Chrysler Credit Corp. v. RosenbergerAnnotate this Case
512 N.W.2d 303 (1994)
CHRYSLER CREDIT CORP., Appellee, v. Doris ROSENBERGER, Appellant, and Roseway Inc. and David C. Rosenberger, Double D, Inc. and Double D Leasing, Inc., Defendants.
Supreme Court of Iowa.
February 23, 1994.
*304 George T. Qualley, Sioux City, for appellant.
Mark D. Sherinian of Hanson, Bjork & Russell, Des Moines, for appellee.
Considered by LARSON, P.J., and CARTER, LAVORATO, NEUMAN, and TERNUS, JJ.
Doris Rosenberger, judgment debtor in an action filed by Chrysler Credit Corporation, has appealed from an order denying her motion to stay execution on the judgment under which Chrysler sought to levy on Rosenberger's separate cause of action, against Chrysler, in federal court. We affirm.

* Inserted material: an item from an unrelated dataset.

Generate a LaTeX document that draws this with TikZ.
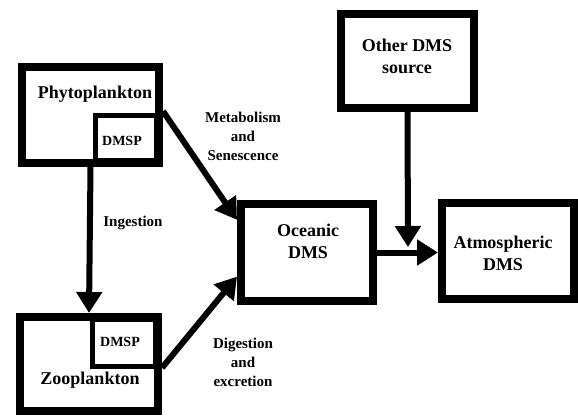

Roseway, Inc., a corporation owned solely by David and Doris Rosenberger, leased trucks and trailers from Chrysler Credit Corporation. The Rosenbergers personally guaranteed the leases. In June 1989, Roseway, Inc. filed bankruptcy. In October 1989, Chrysler obtained a substantial judgment against the Rosenbergers, on their guarantee, in the Polk County District Court.
In January 1990, David Rosenberger was placed in involuntary bankruptcy. In April 1990, the Rosenbergers filed a suit in federal district court against Chrysler and eleven other defendants, alleging fraud, breach of contract, and violations of the federal racketeering act. David Rosenberger's trustee in bankruptcy apparently sold his interest in the suit, and he is no longer involved.
As the matter now stands, Chrysler has a $718,000 judgment against Doris in Polk County District Court (this case) and Doris has a claim for $10,000,000 against Chrysler and the other defendants pending in federal court. Chrysler is attempting to levy on Doris's federal claim against Chrysler and the others, and the question is whether it may legally do so.
At common law one could not levy on a cause of action, but this has been changed by statute. Iowa Code section 626.21 (1991) provides:Judgments, money, bank bills, and other things in action may be levied upon, and sold or appropriated thereunder, and an assignment thereof by the officer shall have the same effect as if made by the defendant.
We have held that a cause of action is one of the "other things in action" that may be reached under section 626.21. Arbie Mineral Feed v. Farm Bureau Mut. Ins. Co., 462 N.W.2d 677, 680 (Iowa 1990); Citizens State Bank v. Hansen, 449 N.W.2d 388, 389 (Iowa 1989).
While this defendant does not challenge the right in general of a judgment creditor to levy on a cause of action, she argues that applying the law in her case is unconstitutional because it would deny her access to the courts and deprive her of property without due process. In addition, she claims it was an abuse of the court's discretion to deny the stay.
Iowa Code section 626.58 provides that a stay of execution on a money judgment "may" be granted under certain circumstances. *305 The parties agree that the granting of a stay lies in the discretion of the district court. See Brenton Bros. v. Dorr, 213 Iowa 725, 729, 239 N.W. 808, 810 (1924). We have said that a decision on the granting of a stay will not be disturbed unless the discretion "is capriciously exercised or abused." Id. An applicant for stay must showwhy judgment should not be enforced against him at the present time because of an independent proceedings and to proceed with the execution would impair his equities or render the independent proceedings ineffective, or otherwise prejudice him, [and] the court may grant a reasonable stay of execution and afford him an opportunity to establish his claim and to escape the inequitable use of the writ.
Brenton Bros., 213 Iowa at 729, 239 N.W. at 810.
The defendant argues that she meets this test because allowing Chrysler to execute on her federal claim would render those proceedings ineffective; if Chrysler is substituted as the plaintiff in that case, it will simply dismiss it. Chrysler does not dispute that its intent is to dismiss the case if the stay is denied.
Chrysler contends that, if the stay is granted, its rights will be prejudiced because it now has offers from some of the other defendants to contribute to the claim. But, if the matter is allowed to proceed to trial, and a defense verdict is rendered, the federal claim would be valueless. Chrysler would be left without any remedy to collect its state court judgment. In addition, Chrysler argues that in a $10,000,000 lawsuit the costs would be considerable, and the plaintiff may not be able to prosecute it successfully.
Further, as Chrysler points out, this defendant will still receive something from her federal suit because Chrysler will have to give her credit on the judgment against her. See Iowa Code § 626.93 (appraisal of cause of action required; certain percentages required to be paid based on valuation). According to the appraisals of the parties, the federal claim is worth between $425,000 and $450,000.
We conclude that the district court did not abuse its discretion in denying the stay. As to the defendant's claim that the statute would be unconstitutionally applied if the stay were denied, this issue was not raised in the initial application for the stay and has therefore been waived.